Part of the reason for that is that the plunge once taken isn't always backed up with a plan. If that's the case, Wendy Kerr's inescapable conclusion is that you don't have a business, just "an expensive hobby".

As the traditional Christmas-New Year break approaches, she suggest now is a good time to answer 10 questions she says every business owner should ask. Here they are:

1/ Where am I? If you don't run a basic financial model, then it's time to start. Add all the invoices for the year, all your costs for the year (including a realistic commercial salary for yourself) and get a basic feel for your profitability or, perhaps more grimly, whether you're really losing money. One of the ways business owners lose money without recognising it is by underpaying themselves. That's not to say you should put in your old corporate salary, but don't calculate your profits without any earnings at all.

2/ How does that feel? This is one of Wendy Kerr's most challenging questions. "Whatever the numbers are, let them empower you," she advises. "Write down how you really feel about these numbers." Then move forward, knowing that information is power.

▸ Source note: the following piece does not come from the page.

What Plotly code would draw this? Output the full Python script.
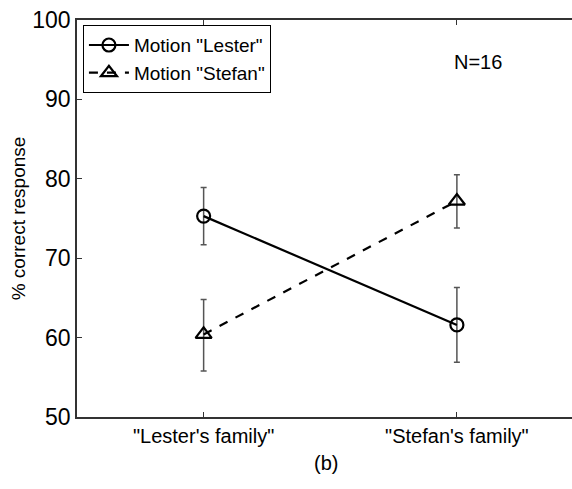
import plotly.graph_objects as go

categories = ['"Lester\'s family"', '"Stefan\'s family"']
cat_pos = [0, 1]
lester_vals = [75.3, 61.6]
lester_err_plus = [3.6, 4.7]
lester_err_minus = [3.6, 4.7]
stefan_vals = [60.4, 77.2]
stefan_err_plus = [4.4, 3.3]
stefan_err_minus = [4.6, 3.4]

font = "Liberation Sans, Arial, Helvetica, sans-serif"

fig = go.Figure()
fig.add_trace(go.Scatter(
    x=cat_pos, y=lester_vals, name='Motion "Lester"', mode="lines+markers",
    line=dict(color="black", width=2.2, dash="solid"),
    marker=dict(symbol="circle-open", size=13, color="black", line=dict(width=2.2)),
    error_y=dict(type="data", symmetric=False, array=lester_err_plus, arrayminus=lester_err_minus,
                 color="#555555", thickness=1.5, width=3),
))
fig.add_trace(go.Scatter(
    x=cat_pos, y=stefan_vals, name='Motion "Stefan"', mode="lines+markers",
    line=dict(color="black", width=2.2, dash="dash"),
    marker=dict(symbol="triangle-up-open", size=14, color="black", line=dict(width=2.2)),
    error_y=dict(type="data", symmetric=False, array=stefan_err_plus, arrayminus=stefan_err_minus,
                 color="#555555", thickness=1.5, width=3),
))

fig.update_layout(
    width=572, height=489,
    margin=dict(l=77, r=0, t=20, b=72),
    paper_bgcolor="white", plot_bgcolor="white",
    font=dict(family=font, size=20, color="black"),
    showlegend=True,
    legend=dict(x=0.012, y=0.987, xanchor="left", yanchor="top",
                bordercolor="black", borderwidth=1, bgcolor="white",
                font=dict(size=19), itemwidth=40, tracegroupgap=0),
    xaxis=dict(range=[-0.5, 1.4545], tickvals=cat_pos, ticktext=categories,
               showline=True, linecolor="#333333", linewidth=1.5, mirror="ticks",
               ticks="inside", ticklen=5, tickcolor="#333333", showgrid=False, zeroline=False,
               tickfont=dict(size=20)),
    yaxis=dict(range=[50, 100], tickvals=[50, 60, 70, 80, 90, 100],
               showline=True, linecolor="#333333", linewidth=1.5,
               ticks="inside", ticklen=5, tickcolor="#333333", showgrid=False, zeroline=False,
               title=dict(text="% correct response", font=dict(size=19), standoff=2),
               tickfont=dict(size=23)),
    annotations=[
        dict(text="N=16", x=0.81, y=0.895, xref="paper", yref="paper", showarrow=False,
             font=dict(size=20), xanchor="center", yanchor="middle"),
        dict(text="(b)", x=(326 - 77) / 495, y=-0.115, xref="paper", yref="paper",
             showarrow=False, font=dict(size=20), xanchor="center", yanchor="middle"),
    ],
)

fig.write_html("out.html")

3/ What worked well? Don't leap into new plans without acknowledging what you're already doing that's working. What are 10 things you know have helped either generate new business or improved your profit margins?

4/ Now the flipside: what didn't work? This is important. Every businessperson tries things that don't work out or just don't equate to a decent return on the time involved. The smart ones recognise those things and stop doing them. As Wendy Kerr puts it: "Write down 10 things that you know used up your precious time, energy, and money that didn't help your business grow."

5/ What's your dream? Articulate what you hoped to achieve when you set the business up.

6/ What could you do in 2013 to help achieve that dream? Now you're getting to the nitty gritty - writing down goals for the year ahead that would take you towards the dream being achieved.

7/ What are realistic revenue and profit targets for 2013? What would it take for the business to be worth it, both as a business and as your source of income and employment?

8/ What actions will you take? Having the goals from question 6 isn't enough. You now have to make them actionable. Look again at your answers to 3 and 4. Be willing to face the fact there may be things you knew you should do but didn't have the courage. Wendy Kerr suggests writing each actionable goal down on a Post-It note.

9/ What order will you tackle these goals in? Using the Post-It notes allows you to debate with yourself what order is most likely to work and be successful for your goals.

10/ What about the details? Each goal will require a set of actions and decisions. You need to write those down. In some ways, this can be the hardest part, because it's often less fun. But there's not much point in having done the rest of the process if you don't then work out just how you plan to get it all done.

"Make time to do the tasks, and the plan will magically come to life," says Wendy, who also recommends a well-earned reward once this vital piece of business planning is done.